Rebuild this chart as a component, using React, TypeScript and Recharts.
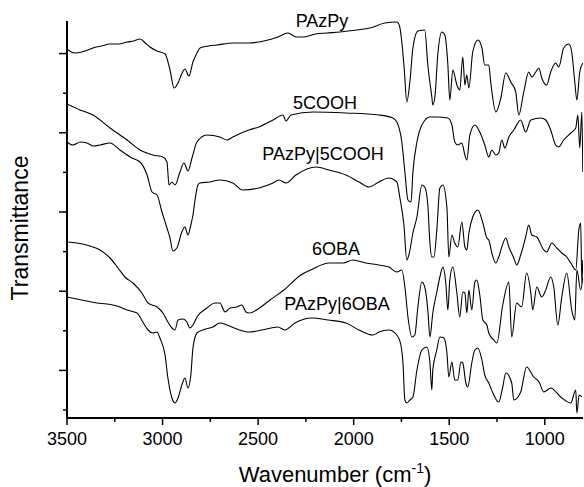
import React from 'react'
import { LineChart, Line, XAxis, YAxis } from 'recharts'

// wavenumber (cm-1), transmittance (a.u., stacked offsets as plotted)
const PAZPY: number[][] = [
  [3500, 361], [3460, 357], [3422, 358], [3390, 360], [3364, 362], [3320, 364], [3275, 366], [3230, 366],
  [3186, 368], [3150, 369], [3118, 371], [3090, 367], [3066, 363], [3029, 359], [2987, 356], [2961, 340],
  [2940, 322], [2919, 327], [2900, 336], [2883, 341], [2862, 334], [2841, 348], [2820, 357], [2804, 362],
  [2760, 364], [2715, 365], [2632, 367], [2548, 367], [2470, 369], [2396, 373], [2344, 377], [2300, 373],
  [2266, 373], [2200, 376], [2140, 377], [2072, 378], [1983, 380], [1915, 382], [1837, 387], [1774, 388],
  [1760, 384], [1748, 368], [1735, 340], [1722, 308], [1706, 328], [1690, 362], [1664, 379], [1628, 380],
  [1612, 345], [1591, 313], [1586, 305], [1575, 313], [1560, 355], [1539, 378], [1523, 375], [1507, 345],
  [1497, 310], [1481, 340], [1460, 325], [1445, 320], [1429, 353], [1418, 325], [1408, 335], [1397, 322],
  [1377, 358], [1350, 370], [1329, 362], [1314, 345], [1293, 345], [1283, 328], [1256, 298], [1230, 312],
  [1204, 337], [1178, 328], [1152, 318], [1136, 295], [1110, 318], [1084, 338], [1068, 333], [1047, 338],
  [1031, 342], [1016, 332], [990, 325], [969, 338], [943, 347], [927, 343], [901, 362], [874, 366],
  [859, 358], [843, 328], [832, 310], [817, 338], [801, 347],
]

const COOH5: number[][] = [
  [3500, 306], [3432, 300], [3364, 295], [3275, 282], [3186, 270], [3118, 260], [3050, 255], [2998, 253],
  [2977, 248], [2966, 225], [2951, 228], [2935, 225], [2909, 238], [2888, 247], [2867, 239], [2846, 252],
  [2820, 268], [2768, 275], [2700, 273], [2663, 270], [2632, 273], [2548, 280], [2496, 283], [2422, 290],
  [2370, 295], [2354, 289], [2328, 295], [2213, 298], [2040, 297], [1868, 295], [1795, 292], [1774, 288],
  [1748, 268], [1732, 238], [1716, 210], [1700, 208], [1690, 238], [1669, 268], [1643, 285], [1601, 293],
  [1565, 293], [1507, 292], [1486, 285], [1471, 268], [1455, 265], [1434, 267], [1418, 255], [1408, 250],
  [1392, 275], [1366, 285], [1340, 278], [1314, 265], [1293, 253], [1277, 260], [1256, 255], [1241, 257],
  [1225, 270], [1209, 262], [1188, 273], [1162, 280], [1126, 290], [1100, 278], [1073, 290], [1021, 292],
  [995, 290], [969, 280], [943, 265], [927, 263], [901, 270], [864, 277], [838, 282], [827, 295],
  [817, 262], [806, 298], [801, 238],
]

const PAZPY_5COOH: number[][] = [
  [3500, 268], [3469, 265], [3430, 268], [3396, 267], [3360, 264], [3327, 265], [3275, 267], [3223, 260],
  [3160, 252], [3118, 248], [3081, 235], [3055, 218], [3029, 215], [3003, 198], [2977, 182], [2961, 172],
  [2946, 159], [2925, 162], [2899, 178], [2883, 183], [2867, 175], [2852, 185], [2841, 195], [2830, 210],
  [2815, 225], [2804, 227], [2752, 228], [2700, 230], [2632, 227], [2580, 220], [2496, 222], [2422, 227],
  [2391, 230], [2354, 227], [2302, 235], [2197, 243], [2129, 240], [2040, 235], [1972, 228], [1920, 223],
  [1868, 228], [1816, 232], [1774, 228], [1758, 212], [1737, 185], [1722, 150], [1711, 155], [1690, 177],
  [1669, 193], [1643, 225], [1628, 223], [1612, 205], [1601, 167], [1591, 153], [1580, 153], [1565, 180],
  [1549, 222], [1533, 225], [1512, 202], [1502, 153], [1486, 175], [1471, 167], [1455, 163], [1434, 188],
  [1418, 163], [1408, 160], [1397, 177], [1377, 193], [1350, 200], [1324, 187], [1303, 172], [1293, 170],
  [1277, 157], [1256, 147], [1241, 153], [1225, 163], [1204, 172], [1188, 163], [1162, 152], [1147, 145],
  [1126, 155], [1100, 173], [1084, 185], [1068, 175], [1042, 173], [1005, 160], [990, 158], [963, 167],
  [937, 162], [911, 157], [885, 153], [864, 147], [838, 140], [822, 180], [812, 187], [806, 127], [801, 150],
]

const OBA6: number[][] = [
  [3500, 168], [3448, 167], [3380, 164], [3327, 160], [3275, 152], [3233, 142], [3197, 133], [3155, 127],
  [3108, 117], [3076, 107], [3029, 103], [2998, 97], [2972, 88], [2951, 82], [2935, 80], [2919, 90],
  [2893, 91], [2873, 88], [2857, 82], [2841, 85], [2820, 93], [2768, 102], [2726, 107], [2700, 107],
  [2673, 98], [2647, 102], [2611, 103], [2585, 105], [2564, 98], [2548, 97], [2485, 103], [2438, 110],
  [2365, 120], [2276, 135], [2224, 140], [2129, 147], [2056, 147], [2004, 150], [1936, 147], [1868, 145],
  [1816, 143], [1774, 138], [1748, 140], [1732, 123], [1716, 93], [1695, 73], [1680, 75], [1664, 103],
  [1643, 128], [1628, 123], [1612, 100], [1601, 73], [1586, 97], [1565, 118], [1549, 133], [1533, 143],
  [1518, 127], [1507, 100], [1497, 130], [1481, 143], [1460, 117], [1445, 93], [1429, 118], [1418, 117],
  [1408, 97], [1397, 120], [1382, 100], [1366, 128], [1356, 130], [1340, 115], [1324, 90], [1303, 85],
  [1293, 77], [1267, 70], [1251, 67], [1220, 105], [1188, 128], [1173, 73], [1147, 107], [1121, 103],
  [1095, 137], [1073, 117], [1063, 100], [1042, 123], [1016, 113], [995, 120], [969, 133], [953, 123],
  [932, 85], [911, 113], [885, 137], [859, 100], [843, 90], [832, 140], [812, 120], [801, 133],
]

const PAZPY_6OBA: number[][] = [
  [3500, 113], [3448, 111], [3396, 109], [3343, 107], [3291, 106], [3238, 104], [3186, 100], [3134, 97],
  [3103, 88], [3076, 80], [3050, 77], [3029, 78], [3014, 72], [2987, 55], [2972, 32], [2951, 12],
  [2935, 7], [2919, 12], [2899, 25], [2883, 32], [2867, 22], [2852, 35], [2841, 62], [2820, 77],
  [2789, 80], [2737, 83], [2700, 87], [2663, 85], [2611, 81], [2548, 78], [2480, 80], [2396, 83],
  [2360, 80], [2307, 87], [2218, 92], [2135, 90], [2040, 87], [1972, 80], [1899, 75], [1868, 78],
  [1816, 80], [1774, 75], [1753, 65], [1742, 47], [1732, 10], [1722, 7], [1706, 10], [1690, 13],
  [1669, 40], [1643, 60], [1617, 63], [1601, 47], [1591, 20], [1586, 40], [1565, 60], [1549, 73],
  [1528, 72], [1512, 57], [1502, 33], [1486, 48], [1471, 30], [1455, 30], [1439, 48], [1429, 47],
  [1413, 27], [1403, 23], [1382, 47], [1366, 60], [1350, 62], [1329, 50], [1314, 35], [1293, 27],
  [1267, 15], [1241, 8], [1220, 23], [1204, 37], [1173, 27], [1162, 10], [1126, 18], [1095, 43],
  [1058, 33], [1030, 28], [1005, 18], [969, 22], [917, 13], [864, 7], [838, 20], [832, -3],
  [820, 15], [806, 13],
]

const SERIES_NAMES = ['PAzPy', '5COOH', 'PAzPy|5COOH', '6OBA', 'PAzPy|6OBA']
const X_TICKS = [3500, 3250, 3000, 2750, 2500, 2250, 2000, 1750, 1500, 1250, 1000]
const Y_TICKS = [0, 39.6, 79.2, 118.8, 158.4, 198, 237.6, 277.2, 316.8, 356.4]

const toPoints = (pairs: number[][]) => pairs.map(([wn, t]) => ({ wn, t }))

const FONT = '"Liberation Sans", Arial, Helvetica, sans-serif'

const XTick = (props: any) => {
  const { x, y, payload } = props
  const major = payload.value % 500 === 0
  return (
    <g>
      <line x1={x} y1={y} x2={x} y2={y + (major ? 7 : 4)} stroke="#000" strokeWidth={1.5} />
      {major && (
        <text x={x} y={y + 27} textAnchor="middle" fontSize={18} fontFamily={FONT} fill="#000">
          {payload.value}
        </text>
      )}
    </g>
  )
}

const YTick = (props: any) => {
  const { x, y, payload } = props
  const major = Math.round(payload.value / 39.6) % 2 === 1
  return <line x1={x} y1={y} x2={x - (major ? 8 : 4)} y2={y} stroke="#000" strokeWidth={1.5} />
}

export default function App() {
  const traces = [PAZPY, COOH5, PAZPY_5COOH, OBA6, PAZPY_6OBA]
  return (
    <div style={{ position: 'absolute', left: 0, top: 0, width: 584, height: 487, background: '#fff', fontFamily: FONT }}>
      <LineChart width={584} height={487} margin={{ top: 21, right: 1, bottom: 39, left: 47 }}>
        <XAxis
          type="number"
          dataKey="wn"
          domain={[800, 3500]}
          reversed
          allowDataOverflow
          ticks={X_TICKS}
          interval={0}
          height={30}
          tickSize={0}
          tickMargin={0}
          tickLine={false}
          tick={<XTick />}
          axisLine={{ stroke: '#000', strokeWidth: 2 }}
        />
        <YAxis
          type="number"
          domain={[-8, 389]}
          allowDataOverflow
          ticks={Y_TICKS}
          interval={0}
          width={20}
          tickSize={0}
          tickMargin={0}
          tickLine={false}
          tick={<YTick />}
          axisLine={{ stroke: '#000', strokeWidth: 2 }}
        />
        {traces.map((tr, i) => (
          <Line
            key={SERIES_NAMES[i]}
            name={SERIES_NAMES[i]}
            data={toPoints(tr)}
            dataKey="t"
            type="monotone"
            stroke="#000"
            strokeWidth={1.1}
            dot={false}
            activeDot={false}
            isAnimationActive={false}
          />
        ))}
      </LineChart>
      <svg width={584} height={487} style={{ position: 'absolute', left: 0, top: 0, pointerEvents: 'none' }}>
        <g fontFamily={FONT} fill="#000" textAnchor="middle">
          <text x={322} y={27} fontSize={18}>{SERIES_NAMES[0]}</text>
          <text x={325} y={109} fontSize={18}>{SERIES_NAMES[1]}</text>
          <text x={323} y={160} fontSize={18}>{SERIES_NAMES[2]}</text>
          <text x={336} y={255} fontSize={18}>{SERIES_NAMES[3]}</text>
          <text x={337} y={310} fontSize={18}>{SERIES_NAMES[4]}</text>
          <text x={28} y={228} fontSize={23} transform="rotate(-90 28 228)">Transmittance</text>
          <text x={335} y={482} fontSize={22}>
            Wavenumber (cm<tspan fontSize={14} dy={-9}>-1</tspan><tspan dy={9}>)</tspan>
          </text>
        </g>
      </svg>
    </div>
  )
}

**Exercise description:** Output exactly the span of lines from the top of the listing through the line holding "Line, XAxis, YAxis", and leave every picture out.

**Complete response:**
Rebuild this chart as a component, using React, TypeScript and Recharts.
import React from 'react'
import { LineChart, Line, XAxis, YAxis } from 'recharts'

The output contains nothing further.